User has no access to services#

If a user successfully authenticates through the Gafaelfawr /login route but then cannot access an application such as the Notebook or Portal, or if Gafaelfawr tells them that they are not a member of any authorized groups, start by determining what groups the user is a member of.

Have the user go to /auth/api/v1/user-info, which will provide a JSON dump of their authentication information. There is nothing secret in this information, so they can safely cut and paste it into a help ticket, Slack, etc.

The important information is in the groups portion of the JSON document. This shows the group membership as seen by Gafaelfawr. Scopes are then assigned based on the config.groupMapping configuration in the values-*.yaml file for that environment. Chances are good that the user is not a member of a group that conveys the appropriate scopes.

From there, the next step is usually to determine why the user is not a member of the appropriate group. Usually this means they weren’t added or (in the case of groups from GitHub teams) didn’t accept the invitation.

For a new GitHub configuration, it’s possible that the organizational membership is private and the user didn’t release it. See Releasing GitHub organization data for more details about that problem.

COmanage enrollment fails after prompting for attributes#

If all attempts to enroll new users in COmanage fail after the user enters their name and email address with the error “Please recheck the highlighted fields,” the issue is probably with the enrollment attribute configuration.

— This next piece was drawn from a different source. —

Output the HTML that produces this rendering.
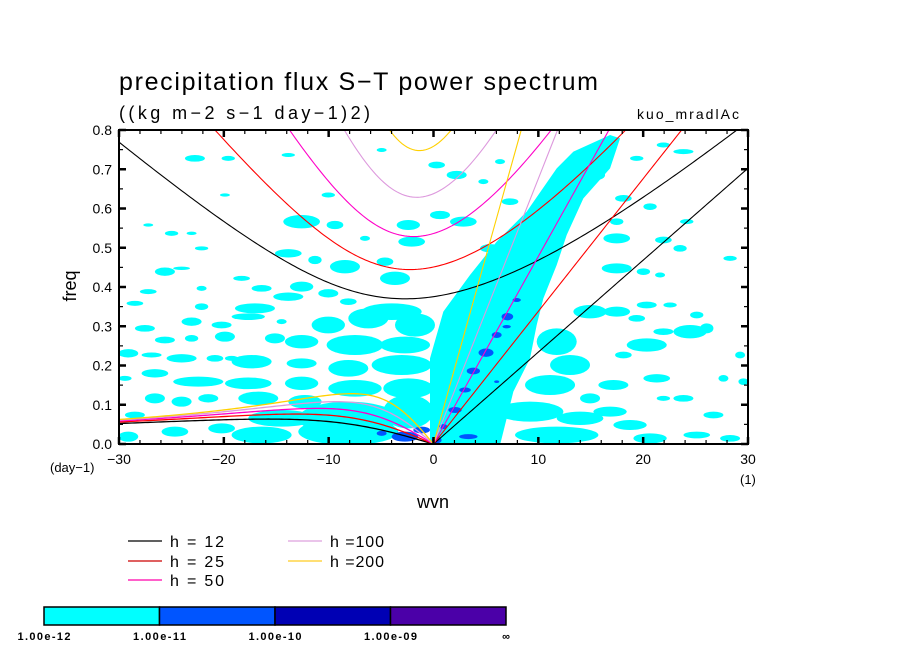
<!DOCTYPE html>
<html><head><meta charset="utf-8">
<style>
body{margin:0;background:#fff;}
svg{display:block;font-family:"Liberation Sans",sans-serif;}
</style></head>
<body>
<svg id="chart" width="904" height="654" viewBox="0 0 904 654" xmlns="http://www.w3.org/2000/svg">
<rect width="904" height="654" fill="#fff"/>
<defs><clipPath id="plotclip"><rect x="119" y="130" width="629" height="314"/></clipPath></defs>
<text x="119" y="90" font-size="25" textLength="479" lengthAdjust="spacing" fill="#000">precipitation flux S−T power spectrum</text>
<text x="119" y="119" font-size="18" textLength="251" lengthAdjust="spacing" fill="#000">((kg m−2 s−1 day−1)2)</text>
<text x="637" y="119" font-size="14" textLength="102" lengthAdjust="spacing" fill="#000">kuo_mradlAc</text>
<g id="field" clip-path="url(#plotclip)"></g>
<g id="curves" clip-path="url(#plotclip)"></g>
<g id="axes"></g>
<text x="0" y="0" font-size="18" transform="translate(76,286) rotate(-90)" text-anchor="middle">freq</text>
<text x="433" y="508" font-size="18" text-anchor="middle">wvn</text>
<text x="50" y="472" font-size="13">(day−1)</text>
<text x="740" y="484" font-size="13">(1)</text>
<g id="legend"></g>
<g id="colorbar"></g>
</svg>
<script>
// ---- data ----
var depths = [12, 25, 50, 100, 200];
var depthColors = ["#000000", "#ff0000", "#ff00c8", "#dd99dd", "#ffd000"];
var legendColors = ["#000000", "#cc0000", "#ff00aa", "#dda0dd", "#ffcc22"];
var legendLabels = ["h = 12", "h = 25", "h = 50", "h =100", "h =200"];
var xTicks = [-30, -20, -10, 0, 10, 20, 30];
var yTicks = [0.0, 0.1, 0.2, 0.3, 0.4, 0.5, 0.6, 0.7, 0.8];
var yTickLabels = ["0.0","0.1","0.2","0.3","0.4","0.5","0.6","0.7","0.8"];
var cbarColors = ["#00ffff", "#0055ff", "#0000b4", "#4b00a8"];
var cbarLabels = ["1.00e-12", "1.00e-11", "1.00e-10", "1.00e-09", "∞"];
// power field patches (reference-sampled): [x, y, w, h] in sample units
var fieldLeft = [[560,290,110,40],[660,300,50,25],[880,300,70,30],[890,350,80,30],[750,340,30,15],[520,385,80,25],[600,405,40,25],[810,410,50,25],[690,425,90,40],[840,460,90,40],[170,325,40,15],[230,325,30,10],[150,440,60,25],[200,430,50,10],[260,370,40,12],[380,460,50,15],[440,490,60,20],[560,485,70,30],[520,515,90,25],[640,505,60,25],[100,500,50,15],[260,490,30,15],[60,535,50,15],[260,545,40,20],[420,550,120,30],[700,530,50,20],[830,560,180,50],[230,590,60,25],[400,575,100,20],[320,600,60,20],[500,590,30,15],[640,600,100,50],[760,580,120,60],[900,600,120,70],[90,610,60,20],[150,645,60,20],[230,640,40,20],[330,635,60,30],[480,640,60,30],[560,650,100,40],[720,660,170,60],[870,660,150,50],[40,685,60,25],[110,690,60,15],[200,700,90,25],[300,700,50,20],[410,710,120,40],[560,715,90,30],[700,730,120,50],[860,720,180,60],[120,745,80,25],[250,770,150,30],[400,775,140,35],[560,775,100,40],[720,790,160,50],[880,790,150,60],[120,820,60,30],[200,830,60,30],[280,820,60,25],[430,820,120,40],[570,830,100,40],[60,870,60,20],[500,880,200,50],[700,880,300,100],[880,860,150,100],[40,935,60,30],[180,920,80,30],[320,910,80,30],[440,930,180,50],[700,920,300,80],[240,100,60,20],[340,100,40,15],[520,90,40,12],[800,75,30,12],[640,210,40,15],[330,210,30,10],[100,300,30,10],[350,700,40,15],[30,760,40,15]];
var fieldRight = [[380,650,120,80],[420,720,120,60],[360,780,150,60],[300,860,200,60],[450,880,140,40],[380,930,250,50],[540,860,100,30],[600,900,100,30],[650,660,120,40],[700,620,60,20],[780,620,100,40],[830,610,40,30],[560,560,80,30],[480,560,100,40],[650,540,60,20],[720,540,40,15],[800,570,40,20],[640,440,40,20],[690,450,30,15],[560,430,90,30],[560,340,80,30],[700,345,50,20],[770,290,40,15],[660,245,40,20],[580,220,50,20],[560,290,40,20],[500,150,50,30],[460,100,60,40],[620,100,40,15],[760,80,60,15],[700,60,40,15],[900,400,40,15],[930,690,30,20],[880,760,30,20],[760,820,60,20],[700,820,40,15],[850,870,60,20],[660,940,100,30],[800,930,80,20],[900,940,60,20],[940,770,30,20],[20,120,50,20],[80,150,60,25],[30,270,60,25],[180,370,60,25],[100,290,80,30],[240,230,50,20],[160,170,30,15],[210,110,30,15],[300,330,40,20],[330,290,40,20],[750,370,40,20],[620,580,50,20],[550,780,90,30],[480,820,60,30],[680,760,80,25],[580,690,50,20],[100,600,120,60],[60,800,120,80],[150,880,120,60],[60,680,80,40]];
var bandRight = [[0,960],[0,700],[40,560],[120,450],[200,350],[290,260],[380,130],[430,80],[540,30],[570,40],[540,130],[460,220],[410,330],[380,420],[340,520],[320,600],[300,700],[250,800],[210,960]];
var darkRight = [[260,525,25,12],[232,575,35,22],[230,605,25,10],[200,630,30,18],[168,683,45,25],[130,738,40,20],[105,795,35,15],[75,855,40,18],[40,905,25,15],[115,935,55,15],[20,945,30,20],[200,770,15,8]];
var darkLeft = [[870,935,80,30],[920,915,50,20],[800,925,30,15]];

// ---- axes ----
var X0=119, X1=748, Y0=444, Y1=130;
function xs(k){ return X0 + (k + 30) / 60 * (X1 - X0); }
function ys(f){ return Y0 - f / 0.8 * (Y0 - Y1); }
function sampK(X, off){ return (off + X/3 - 433.5) / 10.48; }
function sampF(Y){ return (444 - 125 - Y/3) / 392.5; }

var NS="http://www.w3.org/2000/svg";
function mk(tag, attrs, parent){
  var e=document.createElementNS(NS, tag);
  for (var a in attrs) e.setAttribute(a, attrs[a]);
  parent.appendChild(e); return e;
}
var field=document.getElementById('field');
function drawBlobs(list, off, color, name){
  list.forEach(function(b){
    var k=sampK(b[0],off), f=sampF(b[1]);
    var rk=b[2]/3/2/10.48, rf=b[3]/3/2/392.5;
    var e=mk('ellipse',{cx:xs(k),cy:ys(f),rx:xs(k+rk)-xs(k),ry:ys(f)-ys(f+rf),fill:color},field);
    
    
  });
}
drawBlobs(fieldLeft, 115, cbarColors[0], 'power-patch');
drawBlobs(fieldRight, 430, cbarColors[0], 'power-patch');
(function(){
  var pts=bandRight.map(function(p){ return xs(sampK(p[0],430))+','+ys(sampF(p[1])); }).join(' ');
  var e=mk('polygon',{points:pts,fill:cbarColors[0]},field);
  
  
})();
drawBlobs(darkRight, 430, cbarColors[1], 'strong-power-patch');
drawBlobs(darkLeft, 115, cbarColors[1], 'strong-power-patch');

// ---- dispersion curves ----
var g=9.81, a=6.371e6, Om=7.292e-5, beta=2*Om/a, toCpd=86400/(2*Math.PI);
function cubicRoot(kk, c, w){
  for (var i=0;i<60;i++){
    var F=w*w*w-(c*c*kk*kk+3*beta*c)*w-beta*c*c*kk;
    var D=3*w*w-(c*c*kk*kk+3*beta*c);
    if (Math.abs(D)<1e-30) break;
    w=w-F/D;
  }
  return w;
}
var curves=document.getElementById('curves');
depths.forEach(function(h, i){
  var c=Math.sqrt(g*h), col=depthColors[i];
  var ig=[], ro=[], kv=[];
  for (var s=-30; s<=30.001; s+=0.25){
    var kk=s/a;
    var w=cubicRoot(kk,c,Math.sqrt(c*c*kk*kk+3*beta*c)*1.2);
    ig.push(xs(s)+','+ys(w*toCpd));
    if (s<=0){
      var w0=-beta*kk/(kk*kk+3*beta/c);
      var wr=s===0?0:cubicRoot(kk,c,w0);
      ro.push(xs(s)+','+ys(wr*toCpd));
    }
    if (s>=0) kv.push(xs(s)+','+ys(c*kk*toCpd));
  }
  var e1=mk('polyline',{points:ig.join(' '),fill:'none',stroke:col,'stroke-width':1.1},curves);
  
  
  var e2=mk('polyline',{points:ro.join(' '),fill:'none',stroke:col,'stroke-width':1.3},curves);
  
  
  var e3=mk('polyline',{points:kv.join(' '),fill:'none',stroke:col,'stroke-width':1.1},curves);
  
  
});

// ---- axes frame & ticks ----
var axes=document.getElementById('axes');
var fr=mk('rect',{x:X0,y:Y1,width:X1-X0,height:Y0-Y1,fill:'none',stroke:'#000','stroke-width':2},axes);


for (var k=-30;k<=30;k+=2){
  var major=(k%10===0), L=major?7:4;
  mk('line',{x1:xs(k),x2:xs(k),y1:Y0,y2:Y0-L,stroke:'#000','stroke-width':major?2.5:1.2},axes);
  mk('line',{x1:xs(k),x2:xs(k),y1:Y1,y2:Y1+L,stroke:'#000','stroke-width':major?2.5:1.2},axes);
}
for (var j=0;j<=16;j++){
  var f=j*0.05, maj=(j%2===0), L2=maj?7:4;
  mk('line',{x1:X0,x2:X0+L2,y1:ys(f),y2:ys(f),stroke:'#000','stroke-width':maj?2.5:1.2},axes);
  mk('line',{x1:X1,x2:X1-L2,y1:ys(f),y2:ys(f),stroke:'#000','stroke-width':maj?2.5:1.2},axes);
}
xTicks.forEach(function(t){
  var e=mk('text',{x:xs(t),y:Y0+20,'font-size':14,'text-anchor':'middle'},axes);
  e.textContent=(t<0?'−'+(-t):String(t));
  
  
});
yTicks.forEach(function(t,i){
  var e=mk('text',{x:X0-7,y:ys(t)+5,'font-size':14,'text-anchor':'end'},axes);
  e.textContent=yTickLabels[i];
  
  
});

// ---- legend ----
var leg=document.getElementById('legend');
var lx=[128,128,128,288,288], ly=[541,561,580,541,561];
depths.forEach(function(h,i){
  var ln=mk('line',{x1:lx[i],x2:lx[i]+34,y1:ly[i],y2:ly[i],stroke:legendColors[i],'stroke-width':1.2},leg);
  
  
  var t=mk('text',{x:lx[i]+42,y:ly[i]+6,'font-size':16,'xml:space':'preserve',textLength:54,lengthAdjust:'spacing'},leg);
  t.textContent=legendLabels[i];
  
  
});

// ---- colorbar ----
var cb=document.getElementById('colorbar');
var cx0=44, cw=115.5;
cbarColors.forEach(function(col,i){
  var r=mk('rect',{x:cx0+i*cw,y:607,width:cw,height:18,fill:col,stroke:'#000','stroke-width':1.5},cb);
  
  
});
cbarLabels.forEach(function(lb,i){
  var attrs={x:cx0+i*cw,y:640,'font-size':11,'text-anchor':'middle','font-weight':'bold'};
  if (i<4){ attrs.textLength=53; attrs.lengthAdjust='spacing'; }
  var t=mk('text',attrs,cb);
  t.textContent=lb;
  
  
});
</script>
</body></html>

If there is a problem with the configuration of a hidden field, the error message may be very confusing and non-specific.

Double-check the configuration of the “Self Signup With Approval” enrollment flow against SQR-055. Pay careful attention to the enrollment attributes, particularly the “Users group” configuration, which has a hidden value. There is currently a bug in COmanage that causes it to not display the default values for attributes properly, so you may need to edit the enrollment attribute and set the default value again to be certain it’s correct.

Viewing logs#

For other issues, looking at the pod logs for the gafaelfawr deployment in the gafaelfawr namespace is the best next step. The best way to look at current logs is via Argo CD, which will group together the logs from all pods managed by that deployment and optionally add timestamps.

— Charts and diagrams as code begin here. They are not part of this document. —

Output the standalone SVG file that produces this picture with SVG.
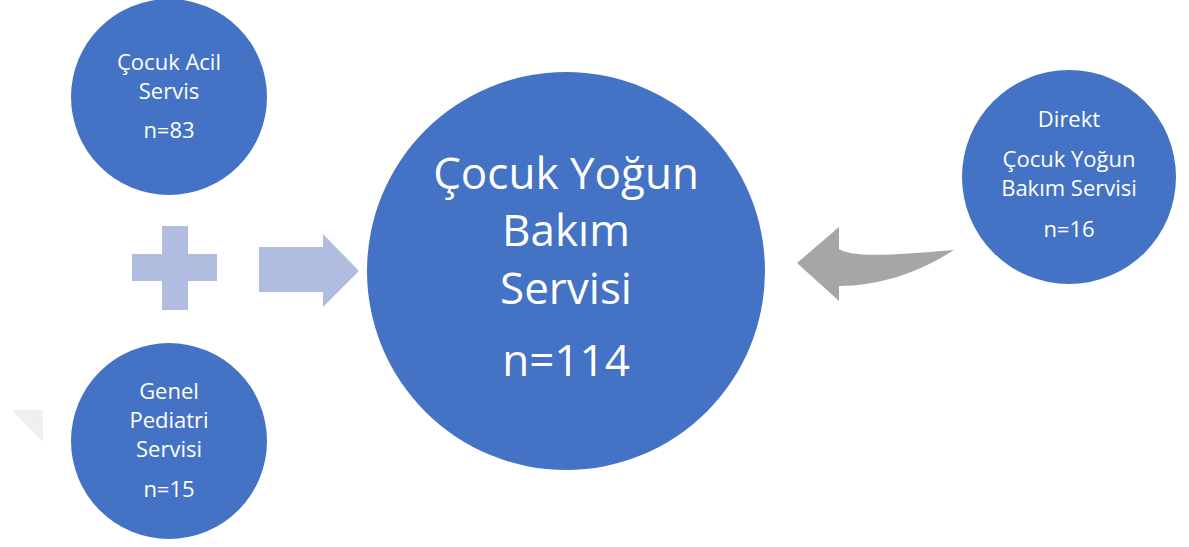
<svg xmlns="http://www.w3.org/2000/svg" width="1189" height="547" viewBox="0 0 1189 547">
<style>
.node{fill:#4472C4}
.t{fill:#fff;font-family:"Open Sans","Liberation Sans",sans-serif;text-anchor:middle}
.s{font-size:22px}
.b{font-size:44px}
.light{fill:#B0BDE0}
.gray{fill:#A6A6A6}
</style>
<rect width="1189" height="547" fill="#fff"/>
<polygon points="12,410 43,410 43,442" fill="#EFEFEF"/>
<g id="connectors">
<path class="light" d="M162,226 H188 V254 H217 V281 H188 V310 H162 V281 H132 V254 H162 Z"/>
<path class="light" d="M259,247 H323 V234 L359,271 L323,307 V292 H259 Z"/>
<path class="gray" d="M797,263 L839,227 L839,249 C852,257 885,256 954,250 C920,272 880,286 839,286 L839,301 Z"/>
</g>
<g id="acil">
<circle class="node" cx="169" cy="97" r="98"/>
<text class="t s" x="169" y="70">Çocuk Acil</text>
<text class="t s" x="169" y="99">Servis</text>
<text class="t s" x="169" y="138">n=83</text>
</g>
<g id="pediatri">
<circle class="node" cx="169" cy="441" r="98"/>
<text class="t s" x="169" y="399">Genel</text>
<text class="t s" x="169" y="428">Pediatri</text>
<text class="t s" x="169" y="457">Servisi</text>
<text class="t s" x="169" y="497">n=15</text>
</g>
<g id="cybs">
<circle class="node" cx="566" cy="271" r="199"/>
<text class="t b" x="566" y="189">Çocuk Yoğun</text>
<text class="t b" x="566" y="246">Bakım</text>
<text class="t b" x="566" y="304">Servisi</text>
<text class="t b" x="566" y="376">n=114</text>
</g>
<g id="direkt">
<circle class="node" cx="1069" cy="177" r="107"/>
<text class="t s" x="1069" y="127">Direkt</text>
<text class="t s" x="1069" y="167">Çocuk Yoğun</text>
<text class="t s" x="1069" y="196">Bakım Servisi</text>
<text class="t s" x="1069" y="237">n=16</text>
</g>
</svg>
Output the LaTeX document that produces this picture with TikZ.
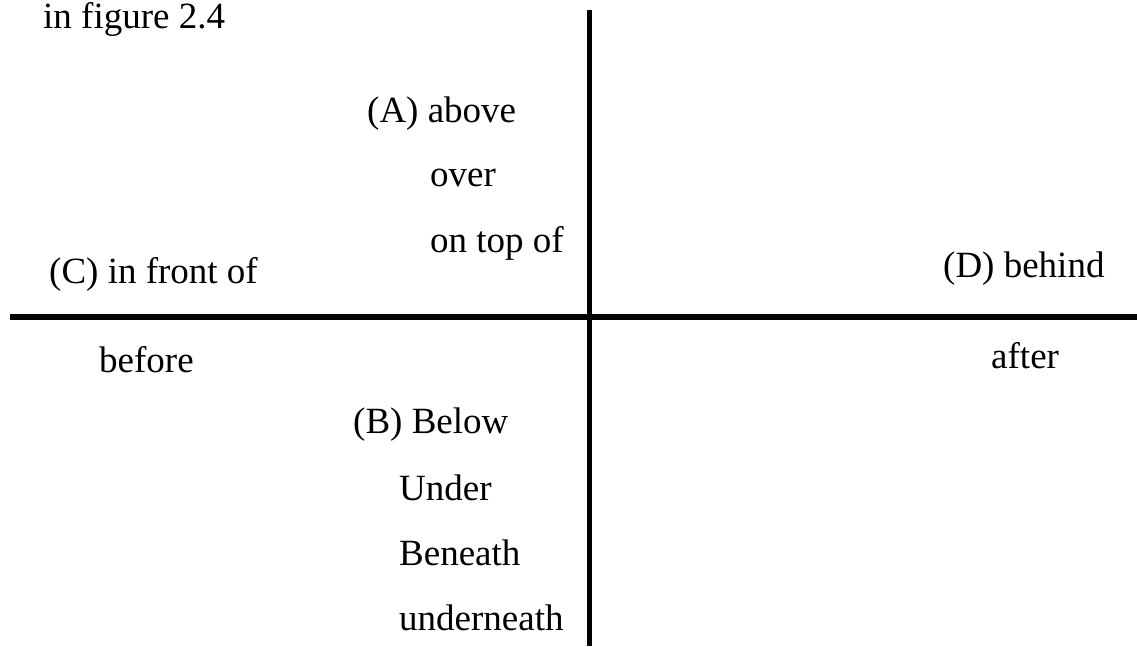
\documentclass[tikz,border=0pt]{standalone}
\usepackage{fontspec}
\setmainfont{Liberation Serif}
\newfontfamily\timesfont{Liberation Serif}
\begin{document}
\begin{tikzpicture}[x=1pt,y=-1pt,
  lbl/.style={anchor=base west,inner sep=0pt,font=\timesfont\fontsize{37}{42}\selectfont}]
\useasboundingbox (0,0) rectangle (1137,647);
\coordinate (vt) at (589,10);
\coordinate (vb) at (589,646);
\coordinate (hl) at (10,317);
\coordinate (hr) at (1137,317);
\draw[line width=5pt] (vt) -- (vb);
\draw[line width=6pt] (hl) -- (hr);
\node[lbl] (fig) at (43,29) {in figure 2.4};
\node[lbl] (a1) at (367,123) {(A) above};
\node[lbl] (a2) at (430,187) {over};
\node[lbl] (a3) at (430,252) {on top of};
\node[lbl] (c1) at (49,283) {(C) in front of};
\node[lbl] (d1) at (943,277) {(D) behind};
\node[lbl] (c2) at (99,372) {before};
\node[lbl] (d2) at (991,368) {after};
\node[lbl] (b1) at (353,433) {(B) Below};
\node[lbl] (b2) at (399,500) {Under};
\node[lbl] (b3) at (399,565) {Beneath};
\node[lbl] (b4) at (399,630) {underneath};
\end{tikzpicture}
\end{document}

Find the Deployment resource named gafaelfawr (not the Redis or tokens deployment) and choose Logs from the menu. Then, use the Containers button (it looks like three horizontal lines with the middle one offset) at the top and select the gafaelfawr container. That will show a merged view of the logs of all of the pods, and you can look for error messages.

You can also add timestamps to the start of each line and download the logs with other buttons at the top. Downloading logs will give you somewhat older logs, although usually only about a half-hour’s worth since Gafaelfawr generates a lot of logs.

The logs from Gafaelfawr are in JSON format. The best way to search older logs (and arguably the best way to look at current logs) is to use a JSON-aware log view and search tool if available for the environment that you’re debugging. For the IDF environments, use Google Log Explorer.